((
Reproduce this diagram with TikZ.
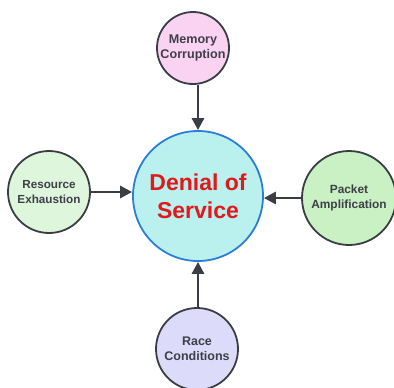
\documentclass[tikz,border=0pt]{standalone}
\usepackage{fontspec}
\setmainfont{Liberation Sans}
\usetikzlibrary{arrows.meta}
\definecolor{txtgray}{HTML}{3E3F48}
\definecolor{linegray}{HTML}{3A3D44}
\definecolor{pinkfill}{HTML}{FAD3F3}
\definecolor{mintfill}{HTML}{DDF6DC}
\definecolor{greenfill}{HTML}{C9F1C3}
\definecolor{lavfill}{HTML}{DCDCFA}
\definecolor{cyanfill}{HTML}{BAF1EE}
\definecolor{coreblue}{HTML}{2C7DD8}
\definecolor{corered}{HTML}{E0191C}
\tikzset{
  cause/.style={circle, draw=linegray, line width=1.8pt, inner sep=0pt,
    text=txtgray, align=center},
  label size/.style={font=\fontsize{#1}{15.5}\selectfont\bfseries},
  core/.style={circle, draw=coreblue, line width=1.8pt, fill=cyanfill, inner sep=0pt,
    text=corered, font=\fontsize{23}{28}\selectfont\bfseries, align=center},
  feed/.style={draw=linegray, line width=2.8pt, -{Triangle[length=12pt,width=12pt]}}
}
\begin{document}
\begin{tikzpicture}[x=1pt,y=-1pt]
\useasboundingbox (0,0) rectangle (394,388);
\node[core, minimum size=130pt] (dos) at (198,196) {Denial of\\Service};
\node[cause, label size=12.6, fill=pinkfill, minimum size=72pt] (mem) at (193,48) {Memory\\Corruption};
\node[cause, label size=11.7, fill=mintfill, minimum size=82pt] (res) at (49,192) {Resource\\Exhaustion};
\node[cause, label size=11.9, fill=greenfill, minimum size=94pt] (pkt) at (349,198) {Packet\\Amplification};
\node[cause, label size=12.5, fill=lavfill, minimum size=82pt] (race) at (197,349) {Race\\Conditions};
\draw[feed] (mem.south -| dos.north) -- (dos.north);
\draw[feed] (res.east) -- (res.east -| dos.west);
\draw[feed] (pkt.west) -- (pkt.west -| dos.east);
\draw[feed] (race.north -| dos.south) -- (dos.south);
\end{tikzpicture}
\end{document}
))
Set task | Copy out all of the material exactly as written, without its pictures.

Task result |
Reproduce this diagram with TikZ.
\documentclass[tikz,border=0pt]{standalone}
\usepackage{fontspec}
\setmainfont{Liberation Sans}
\usetikzlibrary{arrows.meta}
\definecolor{txtgray}{HTML}{3E3F48}
\definecolor{linegray}{HTML}{3A3D44}
\definecolor{pinkfill}{HTML}{FAD3F3}
\definecolor{mintfill}{HTML}{DDF6DC}
\definecolor{greenfill}{HTML}{C9F1C3}
\definecolor{lavfill}{HTML}{DCDCFA}
\definecolor{cyanfill}{HTML}{BAF1EE}
\definecolor{coreblue}{HTML}{2C7DD8}
\definecolor{corered}{HTML}{E0191C}
\tikzset{
  cause/.style={circle, draw=linegray, line width=1.8pt, inner sep=0pt,
    text=txtgray, align=center},
  label size/.style={font=\fontsize{#1}{15.5}\selectfont\bfseries},
  core/.style={circle, draw=coreblue, line width=1.8pt, fill=cyanfill, inner sep=0pt,
    text=corered, font=\fontsize{23}{28}\selectfont\bfseries, align=center},
  feed/.style={draw=linegray, line width=2.8pt, -{Triangle[length=12pt,width=12pt]}}
}
\begin{document}
\begin{tikzpicture}[x=1pt,y=-1pt]
\useasboundingbox (0,0) rectangle (394,388);
\node[core, minimum size=130pt] (dos) at (198,196) {Denial of\\Service};
\node[cause, label size=12.6, fill=pinkfill, minimum size=72pt] (mem) at (193,48) {Memory\\Corruption};
\node[cause, label size=11.7, fill=mintfill, minimum size=82pt] (res) at (49,192) {Resource\\Exhaustion};
\node[cause, label size=11.9, fill=greenfill, minimum size=94pt] (pkt) at (349,198) {Packet\\Amplification};
\node[cause, label size=12.5, fill=lavfill, minimum size=82pt] (race) at (197,349) {Race\\Conditions};
\draw[feed] (mem.south -| dos.north) -- (dos.north);
\draw[feed] (res.east) -- (res.east -| dos.west);
\draw[feed] (pkt.west) -- (pkt.west -| dos.east);
\draw[feed] (race.north -| dos.south) -- (dos.south);
\end{tikzpicture}
\end{document}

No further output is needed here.